WORCESTER, Mass. - On Friday, a protest was held outside the DCU Center in Worcester to demand action on gun violence prevention as Massachusetts’ top Democrats gathered inside for the party's nominating convention.
June 3 was National Gun Violence Awareness Day, and the large crowd heard from a long list of speakers including Attorney General Maura Healey and the Central Massachusetts chapter of Moms Demand Action.
Among that group was Dr. Peter McConarty, who has spent decades pushing for reform legislation after a shooting he'll never forget.
On July 27, 1983, McConarty and his colleagues were going about their day's work at a community health center in San Francisco -- when everything changed.
"A 76-year-old man came in and he was looking for my partner," McConarty said. "He was put in a room with my partner, he pulled out a handgun and shot my partner dead."
It had happened right outside McConarty's office, and when he went to investigate, the gunman shot him five times.
"He went to reload his gun, and I ran past him to call the police," McConarty said.
Nearly four decades later, McConarty remembers the day in sharp detail, but he's more interested in preventing future tragedies than reliving his own.
"One thing that frustrates me is that the attention peaks when we have horrendous things like Buffalo and Uvalde," McConarty said. "This is just part of being in America now that people are shooting each other at the rate of over 100 a day."
In his advocacy work with the Central Massachusetts chapter of Moms Demand Action, McConarty says he sees an avenue for change.

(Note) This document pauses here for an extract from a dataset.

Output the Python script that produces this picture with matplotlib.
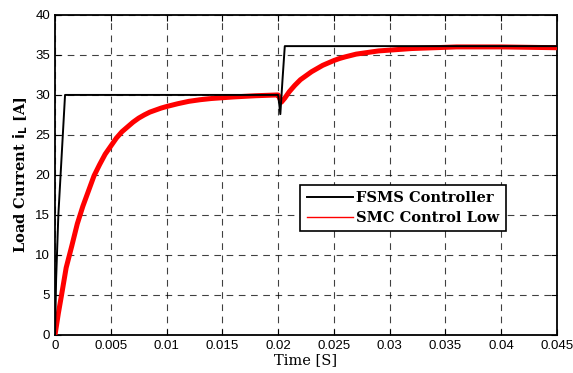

"I think that people speaking out and voting their minds, pushing for sensible gun legislation is the only way that we're going to make progress,” he said.
2021 was one of the deadliest years on record for gun violence, but protests like the March for our Lives and Friday's demonstration give McConarty hope that younger voices are now leading the charge.
"It's a groundswell of outrage, it's a groundswell of fear, it's a groundswell of action that is going to push this movement right along," he said.